Bitcoin’s market has seen quite a few flash crashes over the years. In fact, they’ve sort of become an inevitable tradition at this stage. The one that took place on 7 September managed to instill fear and panic in the minds of relatively new market participants.
This, in turn, resulted in weak hands selling their HODLings. What did others do? Well, market participants who’ve seen such crashes in the past resorted to adding more coins.
So, is it already time to give up on Bitcoin?
Cycles exist in all markets. The Bitcoin market too, for that matter, is cyclic in nature. After every 210,000 blocks are mined [approximately every four years], the cycle changes. This is essentially marked by the halving event that takes place where miner rewards are cut by 50%. Every phase of every cycle thus far has been significant in its own way.
Hence, looking at the way bull markets have unfolded in previous cycles would give us a rough idea about what to expect this time around.
In 2013, it took almost 287 days for Bitcoin’s price to hit an ATH. Similarly, in 2017, it took the market around 289 days to achieve the same feat. As far as this year is concerned, we’ve already crossed the 250-day threshold and are merely a month away from stepping into the 280-day phase. By and large, this means that the clock is ticking fast.
However, if the number of blocks since previous highs are to be considered, the Bitcoin market has additional time in hand. The crypto’s price peaked when it was around block number 50,000 in 2013, while it managed to pull off the same at around block 44,000 in 2017.
Now, as can be seen from the chart attached, block 48,000 appears to be quite close to the implied top of this bull run.

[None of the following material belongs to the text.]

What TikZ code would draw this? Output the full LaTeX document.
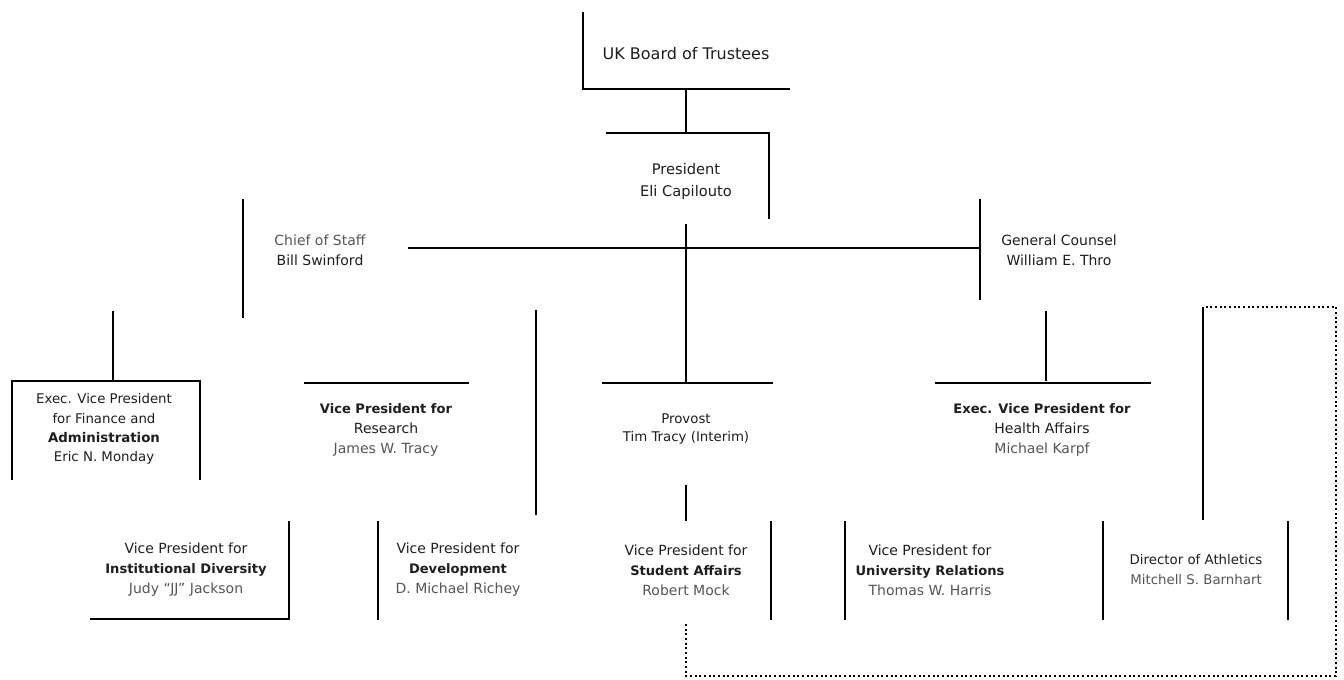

Currently, over 40000 blocks have been mined already and we need to go 8000 blocks further to get to 48,000. Keeping the 10-minute block time in mind, it can be said that the market is about 55 days away from its peak.
What’s more, the cyclic price has always maintained the sanctity of the spiral by remaining well within the boundaries of its respective concentric circles. As such, there is no deviation this time either.
The blue dots in the chart attached below represent all-time highs. Curiously, they’ve all fallen within the same quarter of the circle thus far. Ergo, if the tradition were to be followed this time too, the market would likely witness another peak in the next couple of months.
Signs of revival
By and large, the market has been able to put its resilient foot forward post the crash. At press time, the market’s king coin was seen trading at $45.3k, down by 3% when compared to the previous day.
CryptoQuant CEO Ki Young Ju, in a recent tweet, highlighted that whales have started sending Bitcoins to derivative exchanges from other exchanges. According to the exec, these large market participants are either punting new positions or filling margins.
Whenever this has happened in the past, Bitcoin’s price has ended up appreciating in the long term after their accumulation. In fact, the exec also argued that their positions seem to be long positions this time too.
The Spent Output Profit Ratio too managed to flash a positive sign, at the time of writing. The SOPR is a measure of the state of profit/loss coins trading on a given day are carrying. This metric has managed to bounce off the dip and was seen to be in a state of profit, at press time.
As can be seen from the chart attached, the dip below 1 on 7 September was better defined for short-term HODLers, implying that they were the ones who engaged in selling.
On the contrary, the long-term SOPR has bounced back, without even paying a visit to 1. This is pretty much a textbook bull run setup.
Well, looking at the current state of the aforementioned metrics and the way things have unfolded in the past, it’s fair to claim that this is not the right time for market participants to give up on their HODLings.
The market is more or less two months away from its peak. Hence, selling at that time would fetch HODLers more profit than now.